Winter fading. Season's greetings, and groanings

So this is it, then: goodbye balmy rebellion; welcome sultry election.

shantanu

Shantanu Datta | February 24, 2014



I say going out for a post-lunch smoke is becoming a tougher decision to make with each passing day, you say the sun is still fun.

I say the coconut oil in that ugly blue plastic flip-can is starting to become semi-solid even in mornings, you say the monkey cap was always passé.

I say beer is here, you say rum’s still yum.

I say sticks sticking out to scratch your itchy back, you say branches pregnant with possibilities.

That’s how we see the fading winter, you and I.

Now, if those are lousy lines, you can’t blame me. Blame it on the fading winter. Paid news. The Manmohan Singh government’s policy paralysis. The position of stars. The position on the bedside table of that Kama Sutra book that you itch to read each night but are too tired to even pick up. The position of INSAT, OUTSAT or whatever the latest satellite is that is doing the round of this rotund planet. Or whatever.

The Met department says the weather is changing. They will even give you a few rising degrees of truth to prove its point each day. The calendar is in the same gang: February slipping out; March marching in. As is the political class: the muffler is on the way out, as, perhaps, is the muffler man. Kurtas are coming in.

And that, finally, is what it all boils down to. The goodbye versus the doormat – made of jute, with WELCOME writ large in multiple colours in the middle, if you please.

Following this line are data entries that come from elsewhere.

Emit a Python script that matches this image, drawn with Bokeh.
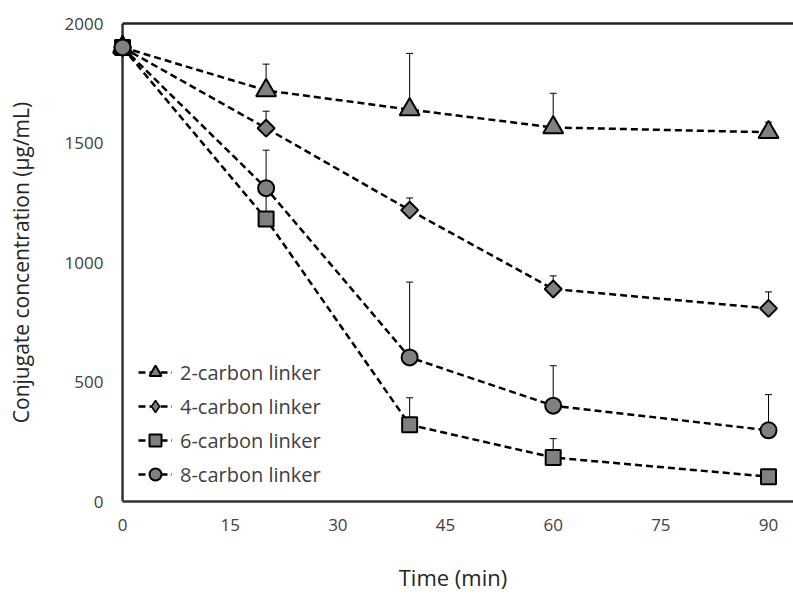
import math
from bokeh.plotting import figure
from bokeh.models import (ColumnDataSource, Whisker, TeeHead, Legend, LegendItem,
                          LinearAxis, FixedTicker, Range1d, Span, CDSView, IndexFilter)
from bokeh.embed import file_html
from bokeh.resources import INLINE

# ---- data ----
time_min = [0, 20, 40, 60, 90]
series_names = ["2-carbon linker", "4-carbon linker", "6-carbon linker", "8-carbon linker"]
c2_mean = [1900, 1720, 1640, 1565, 1545]
c2_upper = [1900, 1830, 1875, 1708, 1587]
c4_mean = [1900, 1562, 1219, 889, 808]
c4_upper = [1900, 1633, 1270, 944, 877]
c6_mean = [1900, 1182, 321, 184, 104]
c6_upper = [1900, 1300, 434, 263, 115]
c8_mean = [1900, 1311, 603, 401, 298]
c8_upper = [1900, 1470, 918, 568, 447]
x_ticks = [0, 15, 30, 45, 60, 75, 90]
y_ticks = [0, 500, 1000, 1500, 2000]

FONT = "Open Sans"
TXT = "#404040"
AXC = "#333333"

p = figure(width=793, height=594, output_backend="svg", toolbar_location=None,
           x_range=Range1d(-1.4, 93.48), y_range=Range1d(0, 2000),
           min_border_left=112, min_border_right=0, min_border_top=23, min_border_bottom=92)
p.outline_line_color = None
p.grid.visible = False
p.background_fill_color = "white"

# left axis line drawn at x = 0 so that markers at t = 0 are not clipped
p.add_layout(Span(location=0, dimension="height", line_color=AXC, line_width=2.5,
                  level="underlay"))

series = [
    (c2_mean, c2_upper, "triangle", 20, 0.0, "triangle"),
    (c4_mean, c4_upper, "square", 12, math.pi / 4, "diamond"),
    (c6_mean, c6_upper, "square", 15, 0.0, "square"),
    (c8_mean, c8_upper, "circle", 16, 0.0, "circle"),
]

line_rs = []
for mean, upper, mk, sz, ang, lmk in series:
    src = ColumnDataSource(dict(x=time_min, y=mean))
    lr = p.line("x", "y", source=src, line_color="black", line_width=2.5, line_dash="7 4")
    line_rs.append((src, lr))

for mean, upper, mk, sz, ang, lmk in series:
    esrc = ColumnDataSource(dict(x=time_min, lo=mean, hi=upper))
    w = Whisker(source=esrc, base="x", lower="lo", upper="hi", line_color="black", line_width=1,
                upper_head=TeeHead(size=7, line_color="black", line_width=1), lower_head=None)
    p.add_layout(w)

items = []
for (mean, upper, mk, sz, ang, lmk), name, (src, lr) in zip(series, series_names, line_rs):
    if lmk != mk:
        # legend swatch shape; its only drawn point (t = 0) is hidden under the later markers
        proxy = p.scatter("x", "y", source=src, view=CDSView(filter=IndexFilter(indices=[0])),
                          marker=lmk, size=sz, fill_color="#808080", line_color="black",
                          line_width=1.5)
    sr = p.scatter("x", "y", source=src, marker=mk, size=sz, angle=ang,
                   fill_color="#808080", line_color="black", line_width=2)
    if lmk != mk:
        items.append(LegendItem(label=name, renderers=[lr, proxy]))
    else:
        items.append(LegendItem(label=name, renderers=[lr, sr]))

# axes
xa = p.xaxis[0]
ya = p.yaxis[0]
xa.bounds = (0, 93.48)
for ax in (xa, ya):
    ax.axis_line_color = AXC
    ax.axis_line_width = 2.5
    ax.major_tick_line_color = None
    ax.minor_tick_line_color = None
    ax.major_tick_out = 0
    ax.major_tick_in = 0
    ax.minor_tick_out = 0
    ax.major_label_text_font = FONT
    ax.major_label_text_font_size = "17px"
    ax.major_label_text_color = TXT
    ax.axis_label_text_font = FONT
    ax.axis_label_text_font_size = "22px"
    ax.axis_label_text_font_style = "normal"
    ax.axis_label_text_color = "#262626"
ya.axis_label_text_font_size = "21px"
ya.axis_line_color = None
xa.ticker = FixedTicker(ticks=x_ticks)
ya.ticker = FixedTicker(ticks=y_ticks)
xa.axis_label = "Time (min)"
ya.axis_label = "Conjugate concentration (\u03bcg/mL)"
xa.major_label_standoff = 17
ya.major_label_standoff = 9
xa.axis_label_standoff = 28
ya.axis_label_standoff = 27

top = LinearAxis(ticker=FixedTicker(ticks=[]), bounds=(0, 93.48),
                 axis_line_color="#222222", axis_line_width=2.5,
                 major_tick_line_color=None, minor_tick_line_color=None,
                 major_tick_out=0, major_label_text_color=None)
p.add_layout(top, "above")

legend = Legend(items=items, location=(26, 12))
legend.border_line_color = None
legend.background_fill_alpha = 0
legend.label_text_font = FONT
legend.label_text_font_size = "20px"
legend.label_text_color = TXT
legend.glyph_width = 34
legend.glyph_height = 30
legend.label_height = 30
legend.spacing = 4
legend.padding = 0
legend.margin = 0
legend.label_standoff = 8
p.add_layout(legend, "center")

open("out.html", "w").write(file_html(p, INLINE))
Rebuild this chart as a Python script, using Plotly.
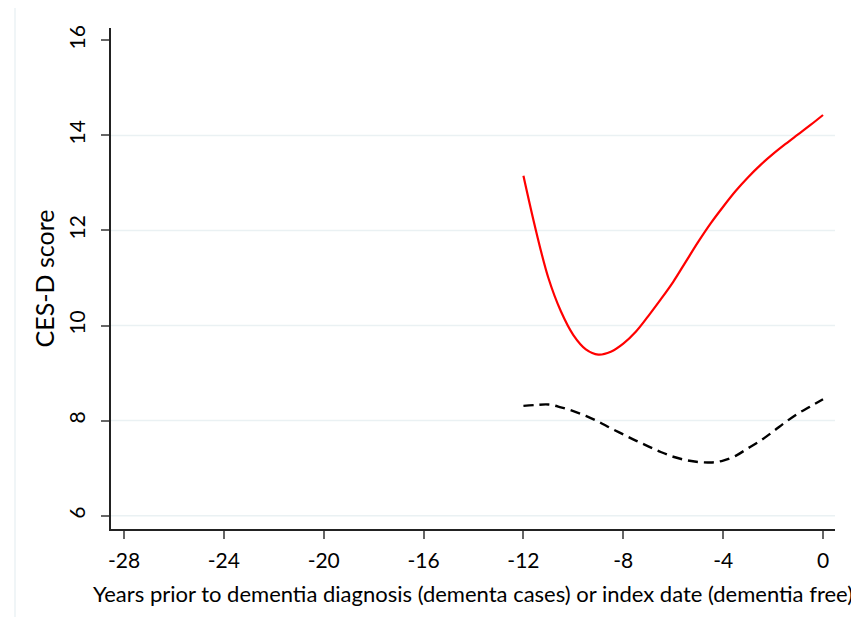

For many, the only season Delhi is tolerable in is the winter. It’s the time when dreamers can sit under the sun (when there is one) and theorise revolution, or draw up sketches of evolution on paper. The heat takes that self-assigned beat off you, making you groan and moan about the realities of the weather, and of friends – of fair-weather variety or otherwise – taking to their wings and flapping away.

This is it, then: goodbye balmy rebellion; welcome sultry election. Or the walk, jog, and finally dash towards it. And along with it a riot of colours, and the taxman. This sure is going to be one taxing summer.

So, whenever you read Eliot (as for me, I don’t; they are all too dense for me, those poets) remember you might be reading it somewhat wrong. April, dear reader, is not the cruellest month. March is.